Oversold for the First Time Since April

The technical setup is the most stretched it has been this year and the levels are close.

The August contract fell for five consecutive sessions into July 14 and stayed in technically oversold territory for a second straight day — both firsts since April. The contract is holding below the $3.00 mark. Earlier in the month it was holding above the 50-day moving average, but it took a fight to get there.

That fight was lost. $3.00 broke on July 10 and has not been reclaimed.

Map the levels. $2.86 is spot. $2.87 was Tuesday's close — the lowest since May 13. Below that, the market has no reference until the spring lows, because the entire structure from May onward was built above $3.00. $3.00 is now resistance rather than support. $3.073 was the July 9 close and the six-week low that is now overhead. $3.20 marked the early-July trade and the level where the 50-day sat.

The upside reference is $3.95 — February 2027 — which is not a level the August contract can reach but is the number the curve says the commodity is worth in six months.
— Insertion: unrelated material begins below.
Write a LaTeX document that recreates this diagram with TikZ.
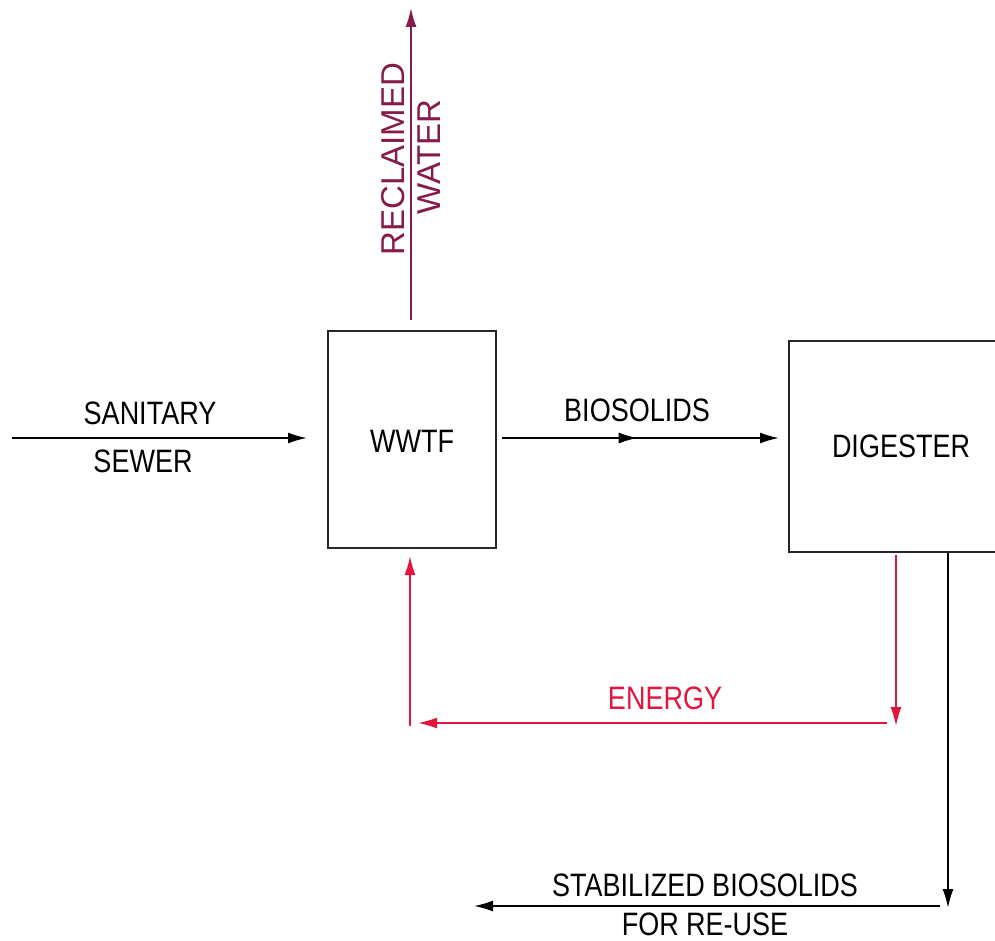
\documentclass[tikz,border=0pt]{standalone}
\usepackage{fontspec}
\setmainfont{Liberation Sans}
\usetikzlibrary{arrows.meta,decorations.markings}
\definecolor{maroon}{RGB}{135,25,75}
\definecolor{energyred}{RGB}{228,20,60}
\newcommand{\tallt}[1]{\scalebox{1}[1.2]{#1}}
\tikzset{
  lbl/.style={font=\fontsize{27}{32}\selectfont, inner sep=0pt},
  vlbl/.style={font=\fontsize{33}{38}\selectfont, inner sep=0pt, rotate=90},
  flow/.style={line width=1.8pt, -{Latex[length=19pt,width=11pt]}},
  boxline/.style={line width=2.4pt, draw=black!85},
  midarrow/.style={postaction={decorate}, decoration={markings, mark=at position 0.49 with {\arrow{Latex[length=19pt,width=11pt]}}}}
}
\begin{document}
\begin{tikzpicture}[x=1pt,y=-1pt]
\useasboundingbox (0,0) rectangle (995,941);
% WWTF box
\node[boxline, draw, minimum width=168pt, minimum height=217pt, inner sep=0pt] (wwtf) at (412,439.5) {};
\node[lbl] (wwtft) at (412,441) {\tallt{WWTF}};
% Digester (cut off on the right)
\draw[boxline] (997,341) -- (789,341) -- (789,552) -- (997,552);
\node[lbl] (dig) at (901,446) {\tallt{DIGESTER}};
% Sanitary sewer
\coordinate (s0) at (12,438);
\coordinate (s1) at (307,438);
\draw[flow] (s0) -- (s1);
\node[lbl] (san) at (150,413) {\tallt{SANITARY}};
\node[lbl] (sew) at (143,461) {\tallt{SEWER}};
% Biosolids
\coordinate (b0) at (502,438);
\coordinate (b1) at (779,438);
\draw[flow, midarrow] (b0) -- (b1);
\node[lbl] (bio) at (637,410) {\tallt{BIOSOLIDS}};
% Reclaimed water
\coordinate (r0) at (411,320);
\coordinate (r1) at (411,8);
\draw[flow, draw=maroon, color=maroon] (r0) -- (r1);
\node[vlbl, text=maroon] (rec) at (393,159) {RECLAIMED};
\node[vlbl, text=maroon] (wat) at (429,157) {WATER};
% Energy
\coordinate (e0) at (896,555);
\coordinate (e1) at (896,726);
\coordinate (e2) at (887,723);
\coordinate (e3) at (418,723);
\coordinate (e4) at (410,726);
\coordinate (e5) at (410,556);
\draw[flow, draw=energyred, color=energyred] (e0) -- (e1);
\draw[flow, draw=energyred, color=energyred] (e2) -- (e3);
\draw[flow, draw=energyred, color=energyred] (e4) -- (e5);
\node[lbl, text=energyred] (en) at (665,698) {\tallt{ENERGY}};
% Stabilized biosolids
\coordinate (t0) at (948,553);
\coordinate (t1) at (948,908);
\coordinate (t2) at (940,906);
\coordinate (t3) at (474,906);
\draw[flow] (t0) -- (t1);
\draw[flow] (t2) -- (t3);
\node[lbl] (stab) at (705,885) {\tallt{STABILIZED BIOSOLIDS}};
\node[lbl] (reuse) at (705,924) {\tallt{FOR RE-USE}};
\end{tikzpicture}
\end{document}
Five consecutive down days, two days oversold, first time since April, and a market that just received a bullish storage print and did not rally.

That last part is the tell and it cuts against the bulls. A 41 Bcf build against a 45 Bcf five-year average, a 44 Bcf projection and a 47 Bcf year-ago comparison is a bullish surprise on three measures. The contract is down 2.31%.
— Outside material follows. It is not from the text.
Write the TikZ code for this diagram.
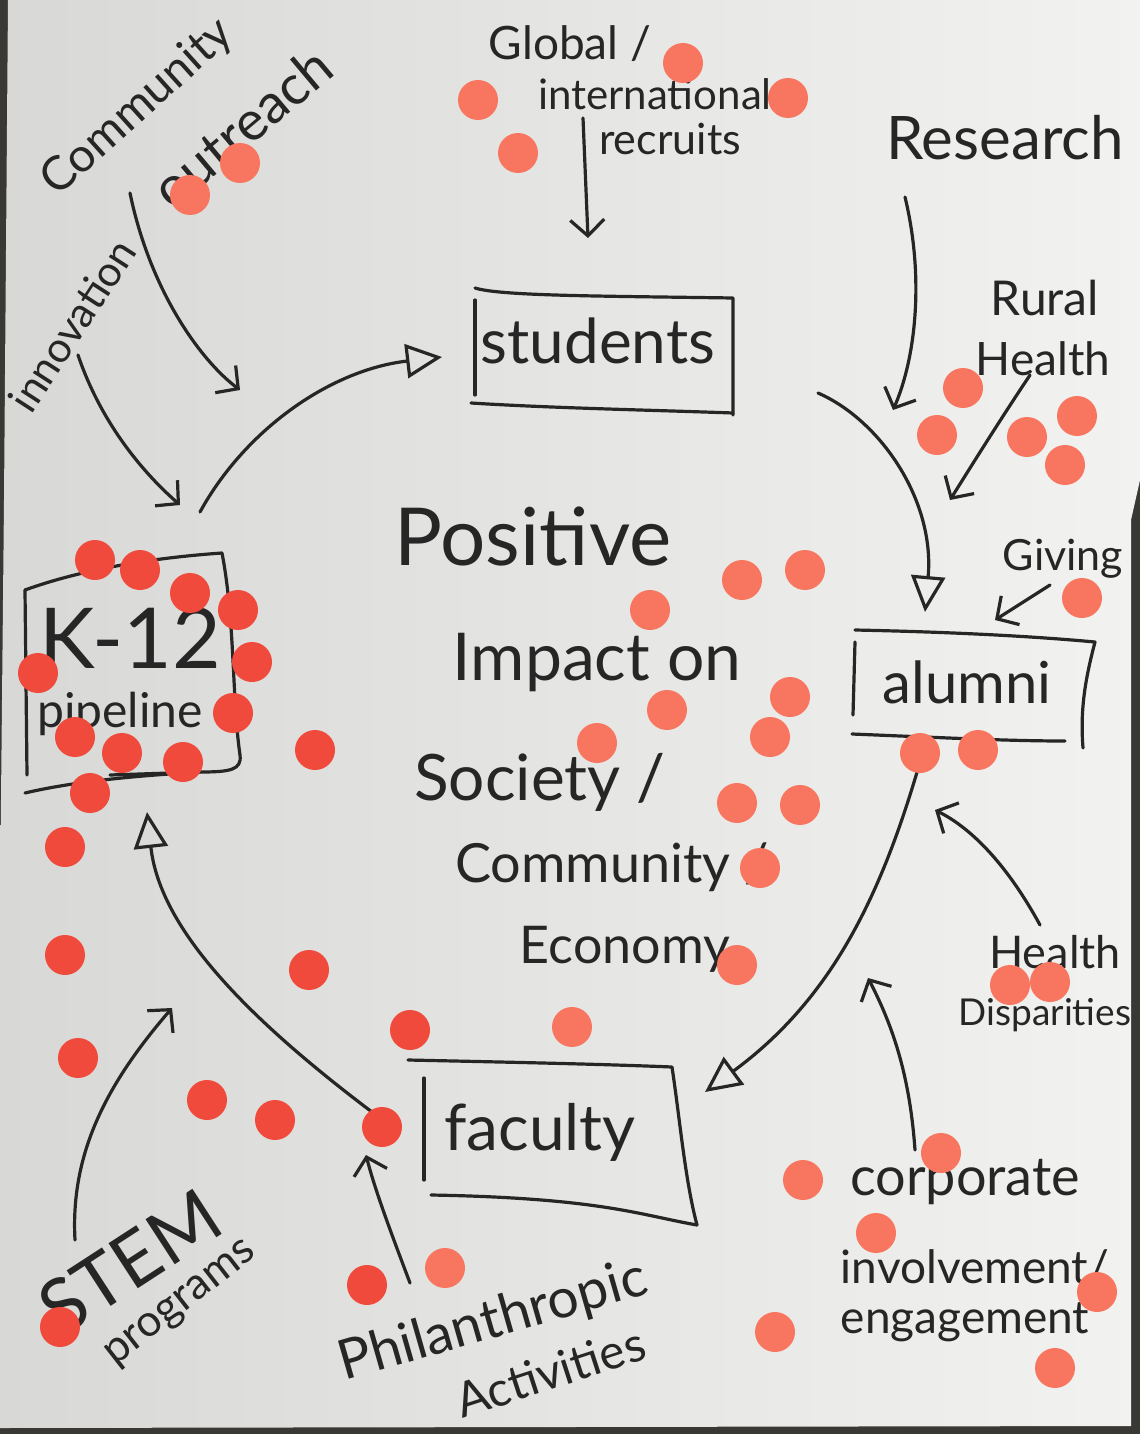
\documentclass[tikz,border=0pt]{standalone}
\usepackage{fontspec}
\setmainfont{Lato}
\usetikzlibrary{arrows.meta}
\definecolor{ink}{HTML}{262626}
\definecolor{dotA}{HTML}{F8765F}
\definecolor{dotB}{HTML}{EF4A3C}
\definecolor{paperL}{HTML}{D8D8D6}
\definecolor{paperR}{HTML}{F2F2F0}
\definecolor{bgdark}{HTML}{3A3835}
\begin{document}
\begin{tikzpicture}[x=1pt,y=-1pt,
  lbl/.style={text=ink, inner sep=0pt, font=\fontsize{#1}{#1}\selectfont},
  ln/.style={draw=ink, line width=3.2pt, line cap=round, line join=round},
  varr/.style={ln, -{Straight Barb[length=16pt,width=34pt]}},
  tarr/.style={ln, -{Triangle[open,length=36pt,width=34pt]}},
  dot/.style={circle, minimum size=40pt, inner sep=0pt, draw=none}]
\useasboundingbox (0,0) rectangle (1140,1434);
% background and paper
\fill[bgdark] (0,0) rectangle (1140,1434);
\shade[left color=paperL, right color=paperR] (8,0) -- (1140,0) -- (1140,480) -- (1131,520) -- (1131,1426) -- (0,1428) -- (0,900) -- (4,500) -- cycle;

% ---------- main labels ----------
\node[lbl=62, anchor=base] (students) at (598,363) {students};
\node[lbl=58, anchor=base] (alumni) at (967,703) {alumni};
\node[lbl=64, anchor=base] (faculty) at (540,1150) {faculty};
\node[lbl=84, anchor=base] (k12) at (130,668) {K-12};
\node[lbl=48, anchor=base] (pipeline) at (120,727) {pipeline};

\node[lbl=80, anchor=base] (positive) at (533,565) {Positive};
\node[lbl=66, anchor=base] (impact) at (597,680) {Impact on};
\node[lbl=64, anchor=base] (society) at (540,800) {Society /};
\node[lbl=54, anchor=base] (community) at (612,882) {Community /};
\node[lbl=52, anchor=base] (economy) at (625,963) {Economy};

\node[lbl=46, anchor=base] (global) at (570,60) {Global /};
\node[lbl=42, anchor=base] (intl) at (655,110) {international};
\node[lbl=43, anchor=base] (recruits) at (670,155) {recruits};
\node[lbl=60, anchor=base] (research) at (1005,160) {Research};
\node[lbl=48, anchor=base] (rural) at (1045,315) {Rural};
\node[lbl=46, anchor=base] (rhealth) at (1043,375) {Health};
\node[lbl=43, anchor=base] (giving) at (1063,570) {Giving};
\node[lbl=45, anchor=base] (dhealth) at (1055,968) {Health};
\node[lbl=37, anchor=base] (disp) at (1045,1025) {Disparities};
\node[lbl=54, anchor=base] (corporate) at (965,1195) {corporate};
\node[lbl=46, anchor=base] (involve) at (975,1283) {involvement/};
\node[lbl=46, anchor=base] (engage) at (965,1333) {engagement};

\node[lbl=47, rotate=42] (commun) at (138,108) {Community};
\node[lbl=55, rotate=40] (outreach) at (242,127) {outreach};
\node[lbl=42, rotate=57] (innov) at (72,325) {innovation};
\node[lbl=75, rotate=33] (stem) at (130,1262) {STEM};
\node[lbl=44, rotate=38] (programs) at (182,1305) {programs};
\node[lbl=55, rotate=16] (philan) at (493,1322) {Philanthropic};
\node[lbl=48, rotate=18] (activ) at (550,1372) {Activities};

% ---------- hand-drawn boxes ----------
\draw[ln] (475,288) .. controls (500,296) and (600,296) .. (733,298) -- (733,415);
\draw[ln] (475,300) -- (475,395);
\draw[ln] (471,403) .. controls (550,408) and (650,410) .. (733,413);
\draw[ln] (855,630) .. controls (950,632) and (1030,636) .. (1095,642) .. controls (1085,680) and (1080,710) .. (1083,748);
\draw[ln] (855,642) -- (853,715);
\draw[ln] (852,734) .. controls (950,738) and (1010,741) .. (1065,741);
\draw[ln] (25,590) .. controls (80,570) and (150,558) .. (222,553) .. controls (235,620) and (232,700) .. (240,755) .. controls (242,770) and (230,772) .. (200,772) -- (110,775);
\draw[ln] (25,590) -- (27,775);
\draw[ln] (25,793) .. controls (80,780) and (150,775) .. (200,772);
\draw[ln] (408,1060) .. controls (500,1062) and (600,1064) .. (672,1067) .. controls (680,1120) and (685,1180) .. (697,1225) .. controls (640,1215) and (600,1198) .. (431,1195);
\draw[ln] (424,1078) -- (424,1180);

% ---------- cycle arrows ----------
\coordinate (c1s) at (200,512); \coordinate (c1e) at (442,357);
\coordinate (c2s) at (818,393); \coordinate (c2e) at (925,612);
\coordinate (c3s) at (920,762); \coordinate (c3e) at (705,1092);
\coordinate (c4s) at (372,1112); \coordinate (c4e) at (147,812);
\draw[tarr] (c1s) .. controls (245,430) and (330,370) .. (c1e);
\draw[tarr] (c2s) .. controls (880,420) and (935,500) .. (c2e);
\draw[tarr] (c3s) .. controls (880,900) and (830,1000) .. (c3e);
\draw[tarr] (c4s) .. controls (250,1020) and (160,930) .. (c4e);

% ---------- side arrows ----------
\coordinate (a1s) at (130,193); \coordinate (a1e) at (240,390);
\coordinate (a2s) at (78,355);  \coordinate (a2e) at (180,505);
\coordinate (a3s) at (583,118); \coordinate (a3e) at (588,238);
\coordinate (a4s) at (905,197); \coordinate (a4e) at (893,410);
\coordinate (a5s) at (1030,375); \coordinate (a5e) at (950,500);
\coordinate (a6s) at (1050,585); \coordinate (a6e) at (995,620);
\coordinate (a7s) at (1040,925); \coordinate (a7e) at (935,810);
\coordinate (a8s) at (915,1150); \coordinate (a8e) at (868,978);
\coordinate (a9s) at (75,1240); \coordinate (a9e) at (172,1008);
\coordinate (a10s) at (410,1283); \coordinate (a10e) at (366,1155);
\draw[varr] (a1s) .. controls (150,290) and (200,360) .. (a1e);
\draw[varr] (a2s) .. controls (100,420) and (140,470) .. (a2e);
\draw[varr] (a3s) -- (a3e);
\draw[varr] (a4s) .. controls (925,280) and (915,360) .. (a4e);
\draw[varr] (a5s) .. controls (1000,420) and (975,460) .. (a5e);
\draw[varr] (a6s) -- (a6e);
\draw[varr] (a7s) .. controls (1010,870) and (975,830) .. (a7e);
\draw[varr] (a8s) .. controls (910,1080) and (895,1030) .. (a8e);
\draw[varr] (a9s) .. controls (70,1150) and (110,1080) .. (a9e);
\draw[varr] (a10s) .. controls (390,1230) and (375,1190) .. (a10e);

% ---------- sticky dots ----------
\foreach \n/\x/\y/\c in {
 1/683/63/dotA, 2/478/100/dotA, 3/788/98/dotA, 4/518/153/dotA, 5/240/163/dotA, 6/190/195/dotA,
 7/963/388/dotA, 8/1077/416/dotA, 9/937/435/dotA, 10/1027/437/dotA, 11/1065/465/dotA, 12/1082/598/dotA,
 13/805/570/dotA, 14/742/580/dotA, 15/650/610/dotA, 16/790/697/dotA, 17/667/710/dotA, 18/770/737/dotA,
 19/597/743/dotA, 20/737/803/dotA, 21/800/805/dotA, 22/760/868/dotA, 23/737/965/dotA,
 24/920/753/dotA, 25/978/750/dotA, 26/1010/985/dotA, 27/1050/982/dotA,
 28/95/560/dotB, 29/140/570/dotB, 30/190/593/dotB, 31/238/610/dotB, 32/252/662/dotB, 33/38/673/dotB,
 34/233/713/dotB, 35/75/737/dotB, 36/122/753/dotB, 37/183/762/dotB, 38/90/793/dotB, 39/65/847/dotB,
 40/315/750/dotB, 41/65/955/dotB, 42/309/970/dotB, 43/78/1058/dotB, 44/410/1030/dotB, 45/572/1027/dotA,
 46/207/1100/dotB, 47/275/1120/dotB, 48/382/1127/dotB, 49/60/1327/dotB, 50/367/1285/dotB, 51/445/1268/dotA,
 52/941/1153/dotA, 53/803/1180/dotA, 54/876/1233/dotA, 55/1097/1292/dotA, 56/775/1332/dotA, 57/1055/1368/dotA}
 { \node[dot, fill=\c] (d\n) at (\x,\y) {}; }
\end{tikzpicture}
\end{document}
When a market cannot rally on good news, it has a positioning problem rather than a fundamental one — and positioning problems resolve violently in both directions.

The historical analog is instructive. September futures once plunged to a nine-month low, dropping 4.5% amid near-record output, ample storage and cooler weather reducing demand, falling for five straight weeks and down 24% overall — with record production averaging 108.4 bcfd and storage 6% above normal.

Production is now 110.2 bcfd. Storage is 6.4% above normal. The setup rhymes.

What Has to Break

Map the bull case. The 41 Bcf print is the start of a trend rather than a weather artifact — injections keep decelerating from 41 Bcf and the path to EIA's 3,966 Bcf end-October target breaks, because it requires a 59 Bcf weekly average from here. Freeport returns in late August and 2.4 Bcf/d leaves the domestic balance in a single step, into shoulder season with storage short of target. The widow-maker at a record 18 cents reprices as Europe's below-normal storage collides with Qatari cargoes that cannot clear Hormuz. LNG feedgas breaks the 18.8 Bcf/d April record in September. The 181 Bcf surplus keeps contracting.

On that path, the January precedent applies — a $1.86 move in seven days on a storage scare — and $3.95 February is the anchor rather than the outlier.

Map the bear case. Production holds 110.2 Bcf/d and grinds toward the 114 Bcf/d weekend print, because Brent at $84.54 funds Permian drilling that produces associated gas regardless of what gas fetches. NGPL's expansion and Hugh Brinson's 1.5 Bcf/d keep pushing molecules toward Louisiana. Waha at $3 unstrands West Texas gas. Renewables at record output permanently erode summer burn. Below-normal Southwest temperatures through July 23 kill the last of cooling demand. The 181 Bcf surplus rebuilds and 3,966 Bcf arrives on schedule.

On that path, $2.86 is not the floor. It is the way station.

The base case sits on a calendar. The August contract chops between $2.80 and $3.00 until Freeport returns in late August, then the balance loses 2.4 Bcf/d overnight and the market discovers whether 3,024 Bcf was enough.

What makes this market unlike any other energy benchmark right now: it is the only one where a war is bearish, where higher oil prices increase supply, and where the instrument designed to price winter risk sits at a record low while European storage runs below normal and Qatari LNG sits behind a blockade.

The August contract sees the supply. The February contract sees what happens when the outage ends.

$1.09 is the distance between them. One of them is wrong.